-- PROBLEM DETAILS --
The lines below are to be quoted exactly, from the first through the one that contains "ax = fig.add_axes([0.1126, 0.1450, 0.8709, 0.8192])".

"""

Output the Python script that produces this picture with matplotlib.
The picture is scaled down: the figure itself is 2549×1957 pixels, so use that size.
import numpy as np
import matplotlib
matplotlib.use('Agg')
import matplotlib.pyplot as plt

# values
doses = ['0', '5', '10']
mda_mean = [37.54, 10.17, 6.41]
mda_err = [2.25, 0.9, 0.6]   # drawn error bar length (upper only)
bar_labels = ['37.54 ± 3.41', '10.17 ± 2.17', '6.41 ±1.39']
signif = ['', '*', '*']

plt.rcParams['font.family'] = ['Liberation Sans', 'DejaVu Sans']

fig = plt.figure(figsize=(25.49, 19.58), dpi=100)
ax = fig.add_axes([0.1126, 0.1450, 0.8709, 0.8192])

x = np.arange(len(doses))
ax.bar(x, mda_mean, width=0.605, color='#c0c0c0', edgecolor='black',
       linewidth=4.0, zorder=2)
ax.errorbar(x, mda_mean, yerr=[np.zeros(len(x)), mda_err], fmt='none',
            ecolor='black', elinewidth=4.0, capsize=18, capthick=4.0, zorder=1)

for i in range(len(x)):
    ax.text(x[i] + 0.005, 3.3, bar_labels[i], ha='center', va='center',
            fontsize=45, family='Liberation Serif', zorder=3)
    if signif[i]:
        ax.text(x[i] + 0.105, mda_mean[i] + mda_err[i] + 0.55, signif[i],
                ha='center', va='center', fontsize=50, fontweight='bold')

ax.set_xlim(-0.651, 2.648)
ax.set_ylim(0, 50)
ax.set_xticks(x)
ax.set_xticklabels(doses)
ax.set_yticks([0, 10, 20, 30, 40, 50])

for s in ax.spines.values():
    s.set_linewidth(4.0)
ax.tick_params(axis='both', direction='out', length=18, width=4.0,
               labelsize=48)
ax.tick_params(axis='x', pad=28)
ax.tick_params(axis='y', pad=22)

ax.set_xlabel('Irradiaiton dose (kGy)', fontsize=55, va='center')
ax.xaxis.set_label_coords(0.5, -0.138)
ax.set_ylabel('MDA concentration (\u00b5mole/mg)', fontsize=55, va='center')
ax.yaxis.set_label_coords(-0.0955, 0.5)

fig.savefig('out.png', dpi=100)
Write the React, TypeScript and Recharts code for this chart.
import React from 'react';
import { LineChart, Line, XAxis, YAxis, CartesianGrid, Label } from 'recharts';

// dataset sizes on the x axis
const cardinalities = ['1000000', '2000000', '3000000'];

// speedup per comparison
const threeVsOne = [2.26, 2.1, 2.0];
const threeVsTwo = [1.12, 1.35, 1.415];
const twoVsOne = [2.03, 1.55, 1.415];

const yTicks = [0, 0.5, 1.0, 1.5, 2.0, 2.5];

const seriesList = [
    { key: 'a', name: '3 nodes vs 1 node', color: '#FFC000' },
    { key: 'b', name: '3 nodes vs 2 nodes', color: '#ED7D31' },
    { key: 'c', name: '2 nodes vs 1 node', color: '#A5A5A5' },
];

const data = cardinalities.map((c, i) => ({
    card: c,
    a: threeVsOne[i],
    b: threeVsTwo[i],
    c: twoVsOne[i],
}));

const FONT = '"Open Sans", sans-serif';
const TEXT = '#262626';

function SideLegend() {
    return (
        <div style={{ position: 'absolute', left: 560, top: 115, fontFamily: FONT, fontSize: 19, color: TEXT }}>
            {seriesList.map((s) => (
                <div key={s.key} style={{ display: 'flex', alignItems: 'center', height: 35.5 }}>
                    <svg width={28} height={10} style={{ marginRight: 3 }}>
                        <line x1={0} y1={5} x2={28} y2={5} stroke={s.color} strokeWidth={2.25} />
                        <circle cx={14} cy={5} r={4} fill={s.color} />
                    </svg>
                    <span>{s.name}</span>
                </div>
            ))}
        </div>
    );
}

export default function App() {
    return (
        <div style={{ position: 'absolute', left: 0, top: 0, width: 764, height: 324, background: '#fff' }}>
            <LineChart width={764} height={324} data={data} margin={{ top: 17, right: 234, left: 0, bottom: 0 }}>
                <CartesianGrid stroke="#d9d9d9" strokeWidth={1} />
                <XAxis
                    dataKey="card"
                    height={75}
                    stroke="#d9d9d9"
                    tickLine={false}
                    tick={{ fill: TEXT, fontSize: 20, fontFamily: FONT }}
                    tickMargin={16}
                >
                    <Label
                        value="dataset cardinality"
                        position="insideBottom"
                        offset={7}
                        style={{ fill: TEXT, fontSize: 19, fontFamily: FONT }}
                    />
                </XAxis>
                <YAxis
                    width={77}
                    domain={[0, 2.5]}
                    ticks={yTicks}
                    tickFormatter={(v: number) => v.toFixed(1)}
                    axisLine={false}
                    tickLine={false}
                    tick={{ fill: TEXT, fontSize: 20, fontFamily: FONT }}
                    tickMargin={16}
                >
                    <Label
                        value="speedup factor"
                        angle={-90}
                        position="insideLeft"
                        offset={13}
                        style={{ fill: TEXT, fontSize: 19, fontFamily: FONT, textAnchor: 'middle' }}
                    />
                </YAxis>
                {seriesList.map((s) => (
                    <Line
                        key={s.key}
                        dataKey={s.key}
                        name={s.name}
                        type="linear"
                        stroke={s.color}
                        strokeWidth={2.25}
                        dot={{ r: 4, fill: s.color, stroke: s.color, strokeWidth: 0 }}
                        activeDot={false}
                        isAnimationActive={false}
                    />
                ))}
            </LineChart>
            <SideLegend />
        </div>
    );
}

"""

-- TASK SOLUTION --
Output the Python script that produces this picture with matplotlib.
The picture is scaled down: the figure itself is 2549×1957 pixels, so use that size.
import numpy as np
import matplotlib
matplotlib.use('Agg')
import matplotlib.pyplot as plt

# values
doses = ['0', '5', '10']
mda_mean = [37.54, 10.17, 6.41]
mda_err = [2.25, 0.9, 0.6]   # drawn error bar length (upper only)
bar_labels = ['37.54 ± 3.41', '10.17 ± 2.17', '6.41 ±1.39']
signif = ['', '*', '*']

plt.rcParams['font.family'] = ['Liberation Sans', 'DejaVu Sans']

fig = plt.figure(figsize=(25.49, 19.58), dpi=100)
ax = fig.add_axes([0.1126, 0.1450, 0.8709, 0.8192])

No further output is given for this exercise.